## REQUEST
Skip all pictures, then copy the lines from the start of the data through the line with "Arial, Helvetica, sans-serif';", keeping both ends.

## INFORMATION GIVEN
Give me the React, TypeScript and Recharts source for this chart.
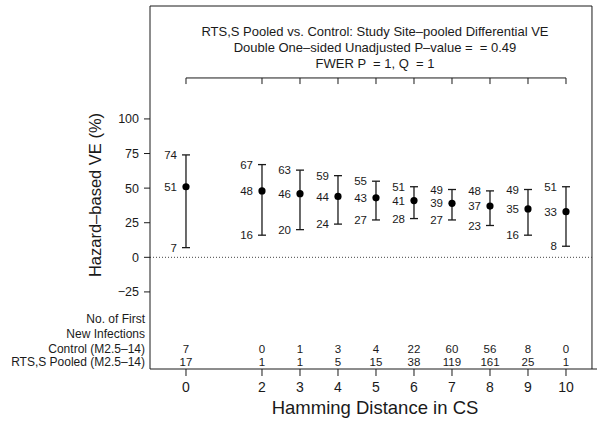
import { ComposedChart, Scatter, XAxis, YAxis, ErrorBar, ReferenceLine } from "recharts";

// Hamming distance bins and hazard-based VE estimates (%)
const DISTANCES = [0, 2, 3, 4, 5, 6, 7, 8, 9, 10];
const VE_EST = [51, 48, 46, 44, 43, 41, 39, 37, 35, 33];
const VE_LOWER = [7, 16, 20, 24, 27, 28, 27, 23, 16, 8];
const VE_UPPER = [74, 67, 63, 59, 55, 51, 49, 48, 49, 51];
const N_CONTROL = [7, 0, 1, 3, 4, 22, 60, 56, 8, 0];
const N_RTSS = [17, 1, 1, 5, 15, 38, 119, 161, 25, 1];
const Y_TICKS = [-25, 0, 25, 50, 75, 100];

const TITLE_LINES = [
  "RTS,S Pooled vs. Control: Study Site\u2013pooled Differential VE",
  "Double One\u2013sided Unadjusted P\u2013value =  = 0.49",
  "FWER P  = 1, Q  = 1",
];
const TABLE_LABELS = ["No. of First", "New Infections", "Control (M2.5\u201314)", "RTS,S Pooled (M2.5\u201314)"];

// axis ranges (R-style padded limits)
const X_DOMAIN: [number, number] = [-0.947, 10.816];
const X_BOX_RIGHT = 10.684;
const Y_DOMAIN: [number, number] = [-80.7, 181.6];
const BRACKET_Y = 129.6;
const BRACKET_TICK = 125.2;

const INK = "#1a1a1a";
const FONT = '"Liberation Sans", Arial, Helvetica, sans-serif';

const rows = DISTANCES.map((d, i) => ({
  d,
  est: VE_EST[i],
  lower: VE_LOWER[i],
  upper: VE_UPPER[i],
  err: [VE_EST[i] - VE_LOWER[i], VE_UPPER[i] - VE_EST[i]],
}));

const EstShape = (p: any) => (
  <g>
    <circle cx={p.cx} cy={p.cy} r={3.6} fill="#000" />
    <text x={p.cx - 9} y={p.cy} dy="0.36em" textAnchor="end" fontSize={11.5} fill={INK}>
      {p.payload.est}
    </text>
  </g>
);

const BoundLabel = (key: "upper" | "lower") => (p: any) => (
  <text x={p.cx - 9} y={p.cy} dy="0.36em" textAnchor="end" fontSize={11.5} fill={INK}>
    {p.payload[key]}
  </text>
);

const XTick = (p: any) => {
  const v = p.payload.value;
  const i = DISTANCES.indexOf(v);
  return (
    <g fill={INK}>
      <text x={p.x} y={p.y} dy={14} textAnchor="middle" fontSize={14}>{v}</text>
      {i >= 0 && (
        <>
          <text x={p.x} y={p.y} dy={-25} textAnchor="middle" fontSize={11.5}>{N_CONTROL[i]}</text>
          <text x={p.x} y={p.y} dy={-12} textAnchor="middle" fontSize={11.5}>{N_RTSS[i]}</text>
        </>
      )}
    </g>
  );
};

const abs = (extra: any) => ({ position: "absolute" as const, whiteSpace: "pre" as const, color: INK, ...extra });

export default function App() {
  return (
    <div style={{ position: "absolute", left: 0, top: 0, width: 597, height: 421, background: "#fff", fontFamily: FONT }}>
      <ComposedChart width={597} height={421} data={rows} margin={{ top: 6, right: 0, left: 90, bottom: 0 }}>
        <XAxis
          type="number"
          dataKey="d"
          domain={X_DOMAIN}
          ticks={DISTANCES}
          allowDataOverflow
          height={52}
          tickSize={7}
          tickMargin={2}
          stroke={INK}
          tick={<XTick />}
          interval={0}
        />
        <YAxis
          type="number"
          domain={Y_DOMAIN}
          ticks={Y_TICKS}
          allowDataOverflow
          width={60}
          tickSize={6}
          tickMargin={5}
          stroke={INK}
          tick={{ fontSize: 12.5, fill: INK }}
          tickFormatter={(v: number) => (v < 0 ? `\u2212${-v}` : `${v}`)}
          interval={0}
        />
        {/* plot box */}
        <ReferenceLine ifOverflow="visible" stroke={INK} segment={[{ x: X_DOMAIN[0], y: Y_DOMAIN[1] }, { x: X_BOX_RIGHT, y: Y_DOMAIN[1] }]} />
        <ReferenceLine ifOverflow="visible" stroke={INK} segment={[{ x: X_BOX_RIGHT, y: Y_DOMAIN[0] }, { x: X_BOX_RIGHT, y: Y_DOMAIN[1] }]} />
        <ReferenceLine ifOverflow="visible" stroke="#444" strokeDasharray="1 2" segment={[{ x: X_DOMAIN[0], y: 0 }, { x: X_BOX_RIGHT, y: 0 }]} />
        {/* bracket under the title */}
        <ReferenceLine ifOverflow="visible" stroke={INK} segment={[{ x: DISTANCES[0], y: BRACKET_Y }, { x: DISTANCES[DISTANCES.length - 1], y: BRACKET_Y }]} />
        {DISTANCES.map((d) => (
          <ReferenceLine key={d} ifOverflow="visible" stroke={INK} segment={[{ x: d, y: BRACKET_Y }, { x: d, y: BRACKET_TICK }]} />
        ))}
        <Scatter dataKey="upper" shape={BoundLabel("upper")} isAnimationActive={false} />
        <Scatter dataKey="lower" shape={BoundLabel("lower")} isAnimationActive={false} />
        <Scatter dataKey="est" shape={EstShape} isAnimationActive={false}>
          <ErrorBar dataKey="err" direction="y" width={4} stroke={INK} strokeWidth={1.3} isAnimationActive={false} />
        </Scatter>
      </ComposedChart>

      {TITLE_LINES.map((t, i) => (
        <div key={t} style={abs({ left: 175, width: 400, top: 32 + 16 * i - 8, lineHeight: "16px", fontSize: 13, textAlign: "center" })}>
          {t}
        </div>
      ))}
      {TABLE_LABELS.map((t, i) => (
        <div key={t} style={abs({ left: 0, width: 145, top: [319, 334, 349, 362][i] - 7, lineHeight: "14px", fontSize: 12, textAlign: "right" })}>
          {t}
        </div>
      ))}
      <div style={abs({ left: 95 - 100, top: 195 - 10, width: 200, lineHeight: "20px", fontSize: 16.5, textAlign: "center", transform: "rotate(-90deg)" })}>
        Hazard&#8211;based VE (%)
      </div>
      <div style={abs({ left: 175, top: 408 - 11, width: 400, lineHeight: "22px", fontSize: 18.5, textAlign: "center" })}>
        Hamming Distance in CS
      </div>
    </div>
  );
}
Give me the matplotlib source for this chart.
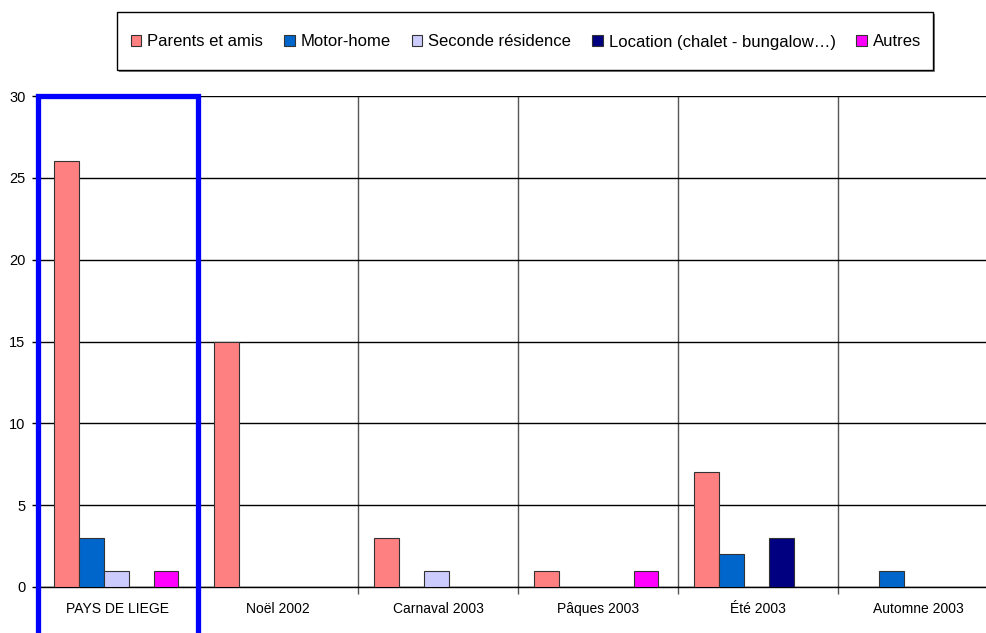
import matplotlib
matplotlib.use("Agg")
import matplotlib.pyplot as plt
import numpy as np
from matplotlib.patches import Rectangle
from matplotlib.lines import Line2D

categories = ["PAYS DE LIEGE", "Noël 2002", "Carnaval 2003", "Pâques 2003", "Été 2003", "Automne 2003"]
series_names = ["Parents et amis", "Motor-home", "Seconde résidence",
                "Location (chalet - bungalow\u2026)", "Autres"]
parents = [26, 15, 3, 1, 7, 0]
motorhome = [3, 0, 0, 0, 2, 1]
seconde = [1, 0, 1, 0, 0, 0]
location = [0, 0, 0, 0, 3, 0]
autres = [1, 0, 0, 1, 0, 0]
series = [parents, motorhome, seconde, location, autres]
colors = ["#FF8080", "#0066CC", "#CCCCFF", "#000080", "#FF00FF"]
yticks = [0, 5, 10, 15, 20, 25, 30]

plt.rcParams['font.family'] = ['Liberation Sans', 'DejaVu Sans']

W, H = 987, 633
fig = plt.figure(figsize=(W / 100, H / 100), dpi=100)
ax = fig.add_axes([38 / W, (H - 587) / H, 960 / W, (587 - 96) / H])

x = np.arange(len(categories))
bw = 0.156
handles = []
for i, (vals, col, name) in enumerate(zip(series, colors, series_names)):
    v = np.array(vals, dtype=float)
    v[v == 0] = np.nan
    offs = (i - 2) * bw - 0.012
    ax.bar(x + offs, v, width=bw, color=col, edgecolor="#333333", linewidth=0.8, zorder=3)
    handles.append(Rectangle((0, 0), 1, 1, facecolor=col, edgecolor="#333333", linewidth=0.8))

ax.set_xlim(-0.5, len(categories) - 0.5)
ax.set_ylim(0, 30)
ax.set_yticks(yticks)
ax.set_yticklabels([str(t) for t in yticks], fontsize=10.5)
ax.set_xticks(np.arange(len(categories) - 1) + 0.5)
ax.set_xticklabels([])
ax.set_xticks(x, minor=True)
ax.set_xticklabels(categories, minor=True, fontsize=10)
ax.tick_params(axis='x', which='minor', length=0, pad=11)
ax.tick_params(axis='x', which='major', length=5, color="#555555", width=1)
ax.tick_params(axis='y', length=4, width=1, pad=5)
ax.grid(axis='y', color='black', linewidth=1, zorder=0)
ax.grid(axis='x', which='major', color='#555555', linewidth=1, zorder=0)
for s in ['top', 'right']:
    ax.spines[s].set_visible(False)
ax.spines['bottom'].set_linewidth(1)
ax.spines['left'].set_linewidth(1)

# highlight box around first category
hl = Line2D([-0.5, -0.5, 0.5, 0.5], [-5, 30, 30, -5], color="#0000FF", linewidth=3.8,
            clip_on=False, zorder=5, solid_joinstyle='miter')
ax.add_line(hl)

# legend box
box = Rectangle((117 / W, 1 - 70 / H), (933 - 117) / W, (70 - 12) / H, transform=fig.transFigure,
                facecolor='white', edgecolor='black', linewidth=1, zorder=1)
shadow = Rectangle((119 / W, 1 - 72 / H), (933 - 117) / W, (70 - 12) / H, transform=fig.transFigure,
                   facecolor='#808080', edgecolor='none', zorder=0.9)
fig.patches.extend([shadow, box])
leg = fig.legend(handles, series_names, loc='center', bbox_to_anchor=(526 / W, 1 - 42 / H),
                 ncol=5, frameon=False, fontsize=12, handlelength=0.65, handleheight=0.65,
                 handletextpad=0.35, columnspacing=1.25)

fig.savefig("out.png", dpi=100)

## EXERCISE OUTPUT
Give me the React, TypeScript and Recharts source for this chart.
import { ComposedChart, Scatter, XAxis, YAxis, ErrorBar, ReferenceLine } from "recharts";

// Hamming distance bins and hazard-based VE estimates (%)
const DISTANCES = [0, 2, 3, 4, 5, 6, 7, 8, 9, 10];
const VE_EST = [51, 48, 46, 44, 43, 41, 39, 37, 35, 33];
const VE_LOWER = [7, 16, 20, 24, 27, 28, 27, 23, 16, 8];
const VE_UPPER = [74, 67, 63, 59, 55, 51, 49, 48, 49, 51];
const N_CONTROL = [7, 0, 1, 3, 4, 22, 60, 56, 8, 0];
const N_RTSS = [17, 1, 1, 5, 15, 38, 119, 161, 25, 1];
const Y_TICKS = [-25, 0, 25, 50, 75, 100];

const TITLE_LINES = [
  "RTS,S Pooled vs. Control: Study Site\u2013pooled Differential VE",
  "Double One\u2013sided Unadjusted P\u2013value =  = 0.49",
  "FWER P  = 1, Q  = 1",
];
const TABLE_LABELS = ["No. of First", "New Infections", "Control (M2.5\u201314)", "RTS,S Pooled (M2.5\u201314)"];

// axis ranges (R-style padded limits)
const X_DOMAIN: [number, number] = [-0.947, 10.816];
const X_BOX_RIGHT = 10.684;
const Y_DOMAIN: [number, number] = [-80.7, 181.6];
const BRACKET_Y = 129.6;
const BRACKET_TICK = 125.2;

const INK = "#1a1a1a";
const FONT = '"Liberation Sans", Arial, Helvetica, sans-serif';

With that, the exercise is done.